“WE’LL BE BACK.”

It was an ominous-sounding statement, given that it came from a man who routinely enters a city with a couple dozen tribal-tattooed, iron-knuckled, steam-breathing brawlers in tow. But there wasn’t a hint of a threat in Marc Ratner’s voice when he said it. In fact, he sounded almost giddy.

Frankly, he had every reason to be. Ratner is the vice president of regulatory affairs for the Ultimate Fighting Championship, easily the world’s largest and most successful promoter of mixed martial arts. MMA, for those who don’t watch Spike TV, is like boxing mixed with karate mixed with wrestling—in a cage. UFC is bringing its bloody brand of the hand-to-hand combat to Seattle for the first time ever on March 26 at KeyArena. And the 11-bout throwdown—dubbed UFC Fight Night 24—sold more tickets in six days than the Key’s event booker anticipated it would sell in the two months preceding the event. (A spokesperson says it planned to open only the lower bowl, which seats about 9,500, but had to ditch that idea after those tickets sold out by the end of the first day.) So yeah, Ratner’s pumped, and he’s already looking forward to his next sweaty swing through Seattle.

We know, we know. You had no idea Seattle loves a good old-fashioned beating. But even though we have a reputation as a sophisticated, enlightened haven for intellectuals and conservationists, a sanctuary for society’s geeks—the fact is, bloodlust is in our blood, bubbling just beneath our passive-aggressive facades. And MMA has had Seattle in its kung-fu grip for decades.

For starters, this was Bruce Lee’s lair in the ’60s, where the master of the multi­limbed attack practiced a martial arts mashup that made him famous and Seattle a hotbed for Far East fight training. Lee didn’t contribute anything directly to UFC’s creation—MMAers favor disciplines like Brazilian jujitsu, kickboxing, and judo, while Lee was more of a martial arts maverick who developed his own style—but his work left a mark on Seattle’s fighting community like a heel print on a jaw. “Bruce Lee living here lends to the popularity of martial arts in the area,” says Charles Pearson, the owner of Charlie’s Combat Club in Everett.

You know what else lends to the popularity of mixed martial arts here? A complete lack of governmental oversight. Washington State doesn’t regulate amateur MMA events. At all. In fact, the only restriction the Department of Licensing’s professional athletics division places on amateur fights is that they be overseen by a sanctioning organization. But there’s a convenient little loophole in the law that allows a promoter to be his own sanctioning body. In other words, Washington is the Wild West of amateur whoopass, an ungoverned territory where anyone with a gym and a roster of gladiators can sell tickets. A 2009 Department of Licensing survey of states that regulate MMA found no more than 40 events in places like Oklahoma, Texas, and Missouri. Last year, Michael Renouard, the cofounder of NW FightScene magazine, says his writers covered nearly 100 events in Washington. “But there were probably 200,” he says. “We just physically couldn’t cover them all.”

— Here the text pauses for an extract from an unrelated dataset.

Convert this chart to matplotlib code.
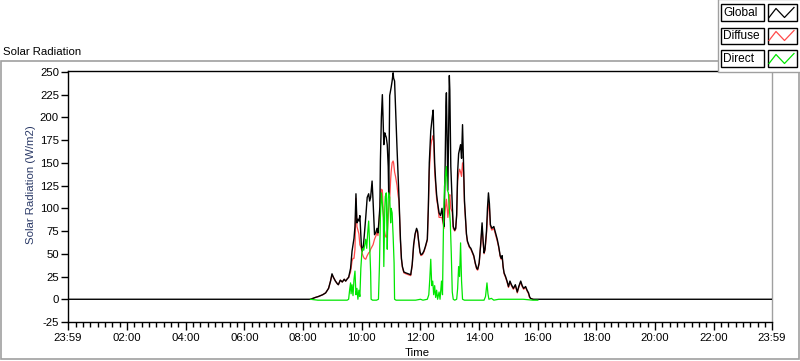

Change could be coming, though. The DOL held meetings with members of the local MMA community last summer to brainstorm beatdown best practices. And in January the Washington legislature introduced House Bill 1062, which would close the loophole and require the presence of a state-licensed official at all amateur events. That may weed out the shady operations and reduce the number of fights in Washington, but it’s not going to stop MMA from continuing to pummel this city’s peacenik reputation like a nerd in gym class. Even UFC’s Ratner says he’s “very bullish” about Seattle. The gloves, it seems, have already come off.